» **Written exercise**
Write out the whole listing exactly as it stands.
===============
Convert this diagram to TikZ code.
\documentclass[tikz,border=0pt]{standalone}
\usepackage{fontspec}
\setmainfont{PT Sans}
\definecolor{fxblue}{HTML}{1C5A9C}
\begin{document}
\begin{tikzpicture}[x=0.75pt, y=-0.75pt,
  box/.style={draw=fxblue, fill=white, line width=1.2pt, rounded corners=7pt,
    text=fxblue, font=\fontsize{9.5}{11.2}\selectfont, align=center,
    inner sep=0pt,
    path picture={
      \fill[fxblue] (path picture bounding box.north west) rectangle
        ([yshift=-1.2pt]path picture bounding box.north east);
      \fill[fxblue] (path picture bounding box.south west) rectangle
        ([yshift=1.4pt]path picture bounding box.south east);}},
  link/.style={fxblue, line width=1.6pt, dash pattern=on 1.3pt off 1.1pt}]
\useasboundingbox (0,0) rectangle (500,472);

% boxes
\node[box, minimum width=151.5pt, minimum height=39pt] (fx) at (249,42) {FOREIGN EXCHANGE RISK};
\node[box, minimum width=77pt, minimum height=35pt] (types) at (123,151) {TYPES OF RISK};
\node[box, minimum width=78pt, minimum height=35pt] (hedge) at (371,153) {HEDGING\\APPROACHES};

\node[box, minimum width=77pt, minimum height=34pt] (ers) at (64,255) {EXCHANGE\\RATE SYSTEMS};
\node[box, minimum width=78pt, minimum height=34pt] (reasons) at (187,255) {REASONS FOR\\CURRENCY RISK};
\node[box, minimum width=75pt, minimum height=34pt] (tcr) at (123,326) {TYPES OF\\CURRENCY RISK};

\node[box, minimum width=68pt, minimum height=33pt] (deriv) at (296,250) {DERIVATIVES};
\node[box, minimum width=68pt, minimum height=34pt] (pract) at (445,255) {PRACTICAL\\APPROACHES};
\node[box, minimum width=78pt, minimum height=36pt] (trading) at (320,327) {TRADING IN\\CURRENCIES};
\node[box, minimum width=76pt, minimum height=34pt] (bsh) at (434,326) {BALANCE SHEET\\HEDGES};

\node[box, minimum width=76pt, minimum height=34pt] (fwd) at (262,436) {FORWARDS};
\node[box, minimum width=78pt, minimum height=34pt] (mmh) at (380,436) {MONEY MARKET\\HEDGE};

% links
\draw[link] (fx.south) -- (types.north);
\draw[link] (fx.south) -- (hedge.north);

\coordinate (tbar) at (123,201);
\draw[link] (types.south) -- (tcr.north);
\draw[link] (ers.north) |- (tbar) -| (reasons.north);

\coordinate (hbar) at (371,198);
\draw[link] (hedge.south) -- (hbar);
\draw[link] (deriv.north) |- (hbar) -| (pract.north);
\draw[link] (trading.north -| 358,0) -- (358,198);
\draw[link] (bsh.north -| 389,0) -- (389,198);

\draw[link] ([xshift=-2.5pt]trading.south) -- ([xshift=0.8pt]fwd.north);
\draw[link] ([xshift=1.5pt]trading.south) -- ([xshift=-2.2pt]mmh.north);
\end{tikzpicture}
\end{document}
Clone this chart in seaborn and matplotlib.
===============
» **Worked answer**
Convert this diagram to TikZ code.
\documentclass[tikz,border=0pt]{standalone}
\usepackage{fontspec}
\setmainfont{PT Sans}
\definecolor{fxblue}{HTML}{1C5A9C}
\begin{document}
\begin{tikzpicture}[x=0.75pt, y=-0.75pt,
  box/.style={draw=fxblue, fill=white, line width=1.2pt, rounded corners=7pt,
    text=fxblue, font=\fontsize{9.5}{11.2}\selectfont, align=center,
    inner sep=0pt,
    path picture={
      \fill[fxblue] (path picture bounding box.north west) rectangle
        ([yshift=-1.2pt]path picture bounding box.north east);
      \fill[fxblue] (path picture bounding box.south west) rectangle
        ([yshift=1.4pt]path picture bounding box.south east);}},
  link/.style={fxblue, line width=1.6pt, dash pattern=on 1.3pt off 1.1pt}]
\useasboundingbox (0,0) rectangle (500,472);

% boxes
\node[box, minimum width=151.5pt, minimum height=39pt] (fx) at (249,42) {FOREIGN EXCHANGE RISK};
\node[box, minimum width=77pt, minimum height=35pt] (types) at (123,151) {TYPES OF RISK};
\node[box, minimum width=78pt, minimum height=35pt] (hedge) at (371,153) {HEDGING\\APPROACHES};

\node[box, minimum width=77pt, minimum height=34pt] (ers) at (64,255) {EXCHANGE\\RATE SYSTEMS};
\node[box, minimum width=78pt, minimum height=34pt] (reasons) at (187,255) {REASONS FOR\\CURRENCY RISK};
\node[box, minimum width=75pt, minimum height=34pt] (tcr) at (123,326) {TYPES OF\\CURRENCY RISK};

\node[box, minimum width=68pt, minimum height=33pt] (deriv) at (296,250) {DERIVATIVES};
\node[box, minimum width=68pt, minimum height=34pt] (pract) at (445,255) {PRACTICAL\\APPROACHES};
\node[box, minimum width=78pt, minimum height=36pt] (trading) at (320,327) {TRADING IN\\CURRENCIES};
\node[box, minimum width=76pt, minimum height=34pt] (bsh) at (434,326) {BALANCE SHEET\\HEDGES};

\node[box, minimum width=76pt, minimum height=34pt] (fwd) at (262,436) {FORWARDS};
\node[box, minimum width=78pt, minimum height=34pt] (mmh) at (380,436) {MONEY MARKET\\HEDGE};

% links
\draw[link] (fx.south) -- (types.north);
\draw[link] (fx.south) -- (hedge.north);

\coordinate (tbar) at (123,201);
\draw[link] (types.south) -- (tcr.north);
\draw[link] (ers.north) |- (tbar) -| (reasons.north);

\coordinate (hbar) at (371,198);
\draw[link] (hedge.south) -- (hbar);
\draw[link] (deriv.north) |- (hbar) -| (pract.north);
\draw[link] (trading.north -| 358,0) -- (358,198);
\draw[link] (bsh.north -| 389,0) -- (389,198);

\draw[link] ([xshift=-2.5pt]trading.south) -- ([xshift=0.8pt]fwd.north);
\draw[link] ([xshift=1.5pt]trading.south) -- ([xshift=-2.2pt]mmh.north);
\end{tikzpicture}
\end{document}
Clone this chart in seaborn and matplotlib.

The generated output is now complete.